Conclusie
De introductie van de stoommachine in de Zaanse windmolenindustrie was een moeizame zaak. Zo'n honderd jaar nadat James Watt een bruikbare stoommachine had geconstrueerd begon de stoommachine pas een rol te spelen in de Zaanse windmolen nijverheid. Aanvankelijk zorgde de stoommachine voor een verhoging van de kostprijs door hoge investeringen en hoge prijzen van brandstof. Er waren bij het gebruik van de stoommachine andere arbeidswerktuigen nodig zoals de rondzeefpapiermachine en de hydraulische oliepers om tot een rendabele exploitatie te komen. De vergroting van de productiecapaciteit door de stoommachine vroeg om een ander business model; een andere manier van zakendoen.
|
De kleinere motorschepen konden de sluizen tussen de Zaan en het Oostzijderveld en het Westzijderveld passeren. Hier ligt een beurtschip afgemeerd in de Sluissloot bij de cacaofabriek van Francken aan de Jan Bestevaerstraat in Koog aan de Zaan. Via de Koogersluis kon het schip geschut worden naar de Zaan.

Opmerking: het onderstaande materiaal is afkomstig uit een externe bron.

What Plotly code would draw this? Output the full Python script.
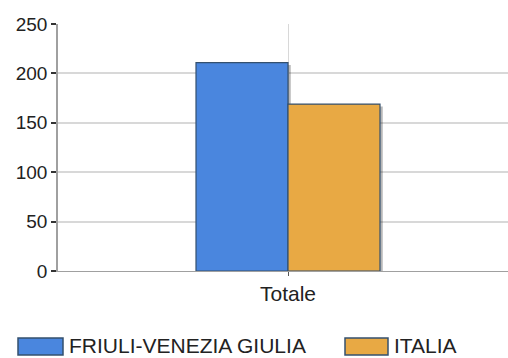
import plotly.graph_objects as go

categories = ["Totale"]
series_names = ["FRIULI-VENEZIA GIULIA", "ITALIA"]
friuli_values = [211]
italia_values = [169]
y_ticks = [0, 50, 100, 150, 200, 250]

colors = ["#4a86de", "#e8a944"]
edge = "#34506e"
font_family = "Liberation Sans, Arial, sans-serif"

# plot area geometry in pixels, used to place the custom legend
L, R, T, B, W, H = 58, 0, 24, 87, 508, 358
pw, ph = W - L - R, H - T - B


def px_to_paper(x, y):
    return (x - L) / pw, (H - B - y) / ph


fig = go.Figure()
series = [
    (series_names[0], friuli_values, colors[0], -0.4),
    (series_names[1], italia_values, colors[1], 0.0),
]
# soft drop shadows behind the bars
for name, vals, col, off in series:
    fig.add_trace(go.Bar(
        x=[0], y=vals, base=-2.5, width=0.4, offset=off + 0.012,
        marker=dict(color="rgba(0,0,0,0.28)", line=dict(width=0)),
        showlegend=False, hoverinfo="skip",
    ))
for name, vals, col, off in series:
    fig.add_trace(go.Bar(
        x=[0], y=vals, name=name, width=0.4, offset=off,
        marker=dict(color=col, line=dict(color=edge, width=1.2)),
        showlegend=False,
    ))

fig.update_layout(
    width=W, height=H,
    margin=dict(l=L, r=R, t=T, b=B),
    paper_bgcolor="white", plot_bgcolor="white",
    font=dict(family=font_family, size=17, color="#222"),
    barmode="overlay",
    xaxis=dict(
        range=[-1, 0.9565], tickvals=[0], ticktext=categories,
        showgrid=True, gridcolor="#d8d8d8", gridwidth=1,
        showline=True, linecolor="#a0a0a0", linewidth=1,
        ticks="outside", ticklen=4, tickcolor="#555", tickwidth=1,
        zeroline=False, fixedrange=True,
        tickfont=dict(size=21, color="#222"),
    ),
    yaxis=dict(
        range=[0, 250], tickvals=y_ticks,
        showgrid=True, gridcolor="#d8d8d8", gridwidth=1.5,
        showline=True, linecolor="#a0a0a0", linewidth=1.5,
        ticks="outside", ticklen=5, tickcolor="#333", tickwidth=1.5,
        zeroline=False, fixedrange=True,
        tickfont=dict(size=19, color="#222"),
    ),
)

# legend drawn below the plot with wide swatches
legend_items = [
    (18, 63, series_names[0], colors[0]),
    (345, 388, series_names[1], colors[1]),
]
for sx0, sx1, name, col in legend_items:
    x0, y0 = px_to_paper(sx0, 338)
    x1, y1 = px_to_paper(sx1, 355)
    fig.add_shape(type="rect", xref="paper", yref="paper",
                  x0=x0, x1=x1, y0=y0, y1=y1,
                  fillcolor=col, line=dict(color=edge, width=1.5))
    tx, ty = px_to_paper(sx1 + 4, 345)
    fig.add_annotation(xref="paper", yref="paper", x=tx, y=ty,
                       text=name, showarrow=False, xanchor="left", yanchor="middle",
                       font=dict(size=21, color="#222", family=font_family))

fig.write_html("out.html")
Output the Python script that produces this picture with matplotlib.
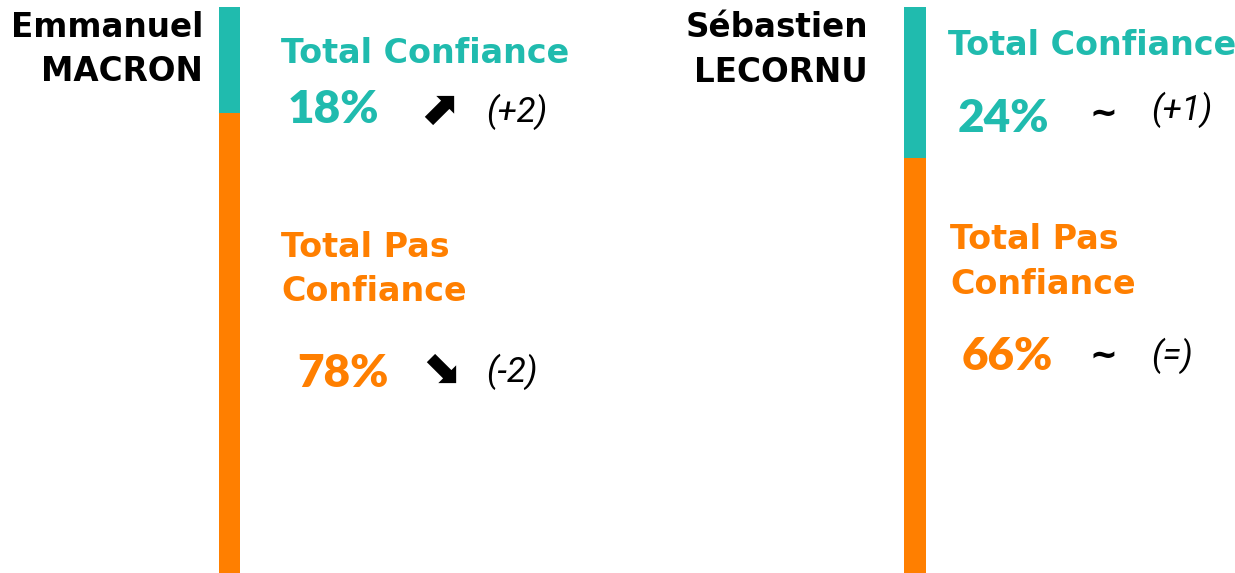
import matplotlib
matplotlib.use("Agg")
import matplotlib.pyplot as plt

W, H = 1235, 573
TEAL = "#20BBAE"
ORANGE = "#FF7F00"

# Data
people = ["Emmanuel\nMACRON", "Sébastien\nLECORNU"]
confiance = [18, 24]
pas_confiance = [78, 66]
conf_change = ["(+2)", "(+1)"]
pas_change = ["(-2)", "(=)"]
conf_trend = ["⬈", "~"]
pas_trend = ["⬊", "~"]

fig = plt.figure(figsize=(W / 100, H / 100), dpi=100)
fig.patch.set_facecolor("white")

def fx(x):
    return x / W

def fy(y):
    return 1 - y / H

HEAD = dict(family=["DejaVu Sans"], weight="bold")
PCT = dict(family=["Lato", "DejaVu Sans"], weight="heavy")
ITAL = dict(family=["Roboto", "DejaVu Sans"], style="italic", weight="normal")

# bar geometry (pixels): left, width
bars = [(219, 21), (904, 22)]
for i, (bx, bw) in enumerate(bars):
    ax = fig.add_axes([fx(bx), 0, bw / W, (H - 7) / H])
    total = confiance[i] + pas_confiance[i]
    ax.bar([0], [confiance[i]], width=1, bottom=0, color=TEAL)
    ax.bar([0], [pas_confiance[i]], width=1, bottom=confiance[i], color=ORANGE)
    ax.set_xlim(-0.5, 0.5)
    ax.set_ylim(total, 0)
    ax.axis("off")

# layout per panel (pixel coords)
layout = [
    dict(name_x=203, name_y=(37, 81), tc=(281, 63), pct1=(288, 123), ar1=(438, 124),
         ch1=(486, 122), tp=(281, 257, 301), pct2=(297, 387), ar2=(440, 382), ch2=(486, 382)),
    dict(name_x=868, name_y=(37, 82), tc=(948, 55), pct1=(958, 132), ar1=(1103, 124),
         ch1=(1151, 120), tp=(950, 249, 294), pct2=(962, 370), ar2=(1103, 366), ch2=(1151, 366)),
]

def trend_style(sym):
    if sym == "~":
        return dict(fontsize=24, family=["DejaVu Sans"], weight="bold")
    return dict(fontsize=34, family=["DejaVu Sans"], weight="bold")

for i, L in enumerate(layout):
    first, last = people[i].split("\n")
    fig.text(fx(L["name_x"]), fy(L["name_y"][0]), first, ha="right", va="baseline",
             fontsize=23.5, color="black", **HEAD)
    fig.text(fx(L["name_x"]), fy(L["name_y"][1]), last, ha="right", va="baseline",
             fontsize=23.5, color="black", **HEAD)
    fig.text(fx(L["tc"][0]), fy(L["tc"][1]), "Total Confiance", ha="left", va="baseline",
             fontsize=24, color=TEAL, **HEAD)
    fig.text(fx(L["pct1"][0]), fy(L["pct1"][1]), f"{confiance[i]}%", ha="left", va="baseline",
             fontsize=33, color=TEAL, **PCT)
    fig.text(fx(L["ar1"][0]), fy(L["ar1"][1]), conf_trend[i], ha="center", va="baseline",
             color="black", **trend_style(conf_trend[i]))
    fig.text(fx(L["ch1"][0]), fy(L["ch1"][1]), conf_change[i], ha="left", va="baseline",
             fontsize=25, color="black", **ITAL)
    fig.text(fx(L["tp"][0]), fy(L["tp"][1]), "Total Pas", ha="left", va="baseline",
             fontsize=24, color=ORANGE, **HEAD)
    fig.text(fx(L["tp"][0]), fy(L["tp"][2]), "Confiance", ha="left", va="baseline",
             fontsize=24, color=ORANGE, **HEAD)
    fig.text(fx(L["pct2"][0]), fy(L["pct2"][1]), f"{pas_confiance[i]}%", ha="left", va="baseline",
             fontsize=33, color=ORANGE, **PCT)
    fig.text(fx(L["ar2"][0]), fy(L["ar2"][1]), pas_trend[i], ha="center", va="baseline",
             color="black", **trend_style(pas_trend[i]))
    fig.text(fx(L["ch2"][0]), fy(L["ch2"][1]), pas_change[i], ha="left", va="baseline",
             fontsize=25, color="black", **ITAL)

fig.savefig("out.png", dpi=100)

Links is de Helling van T. Teer.
|
De introductie van de verbrandingsmotor in de Zaanse binnenvaart ging veel sneller. Reeds tijdens de ontwikkelingsfase van deze nieuwe vorm van voorstuwing werd de verbrandingsmotor ingezet. Aanvankelijk verzetten de beurtschippers zich tegen belangrijke veranderingen in de maritieme infrastructuur zoals de afsluiting van het IJ bij Pampus en de bouw van een nieuwe sluis bij Zaandam. De verbrandingsmotor heeft in het begin van de twintigste eeuw een belangrijke impuls gegeven aan de binnenvaart op de Zaan.
Er zijn twee fasen te onderscheiden in de introductie van de verbrandingsmotor in de Zaanse binnenvaart. In de eerste fase bestelden Zaanse fabrieken schepen voor eigen gebruik bij bekende Amsterdamse werven die elders gebouwde motoren installeerden. Ook de relatieschippers, die vaste contracten hadden met fabrieken, waren actief in deze periode als opdrachtgever. In de tweede fase volgden de beurtschippers. Het ging daarbij om een relatief groot aantal schippers met kleine schepen.
Het arbeidsvermogen van benzine-, petroleum- en ruwe oliemotoren was relatief gering, veel kleiner dan van stoommachines. Ze waren een ideale voorstuwing voor deze kleine schepen met hun geringe diepgang. Het bedrijf van de schippers werd nauwelijks veranderd. De Binnenzaan was nog tot de Eerste Wereld oorlog te ondiep voor de grotere binnenschepen. Tot de bouw van de Wilhelminasluis in 1903 was de grootte van de schepen beperkt. De kleinere motorschepen konden de Hondsbossche Sluis in de Hogendam tussen Voorzaan en Binnenzaan en de sluizen tussen de Binnenzaan en het Oostzijderveld en Westzijderveld passeren. En ze konden zo zorgen vervoer voor van deur tot deur vanaf de molens en fabrieken naar de zeehaven van Zaandam en Amsterdam.
Dat Amsterdam een belangrijk centrum was in de ontwikkelingen van scheepsmotoren heeft deze ontwikkeling gestimuleerd. Werkspoor en Kromhout waren internationaal toonaangevende scheepsmotorenbouwers en er was een keur van Nederlandse machinefabrieken die scheepsmotoren bouwden. De eerste periode van de introductie van de stoommachine in de Zaanse windmolenindustrie viel samen met de neergang in de Nederlandse nijverheid na de Belgische afscheiding. Er kwam toen geen Zaanse technische infrastructuur voor stoomkracht tot stand. De komst van de verbrandingsmotor viel samen met de economische expansie van de Zaanstreek in de periode tussen de opening van de Zaandamse zeehaven in 1884 en het begin van de Eerste Wereldoorlog. Er ontstond een technische infrastructuur die het gebruik van verbrandingsmotoren stimuleerde. De Zaanstreek werd onderdeel van het dichte netwerk van motorbootdiensten dat vele steden en dorpen in Nederland verbond.
Toen de verbrandingsmotor ook een ideale krachtbron van vrachtwagens bleek, raakte in de jaren vijftig en zestig van de twintigste eeuw de rol van de motorboot in het stukgoederenverkeer uitgespeeld. Tot in de jaren zeventig van de twintigste eeuw voeren motorkustvaartuigen de Binnenzaan op om te laden of te lossen bij de verschillende bedrijven. De verbrandingsmotor speelt als dieselmotor in het scheepvaart op de Zaan nog een belangrijke rol in het bulkvervoer.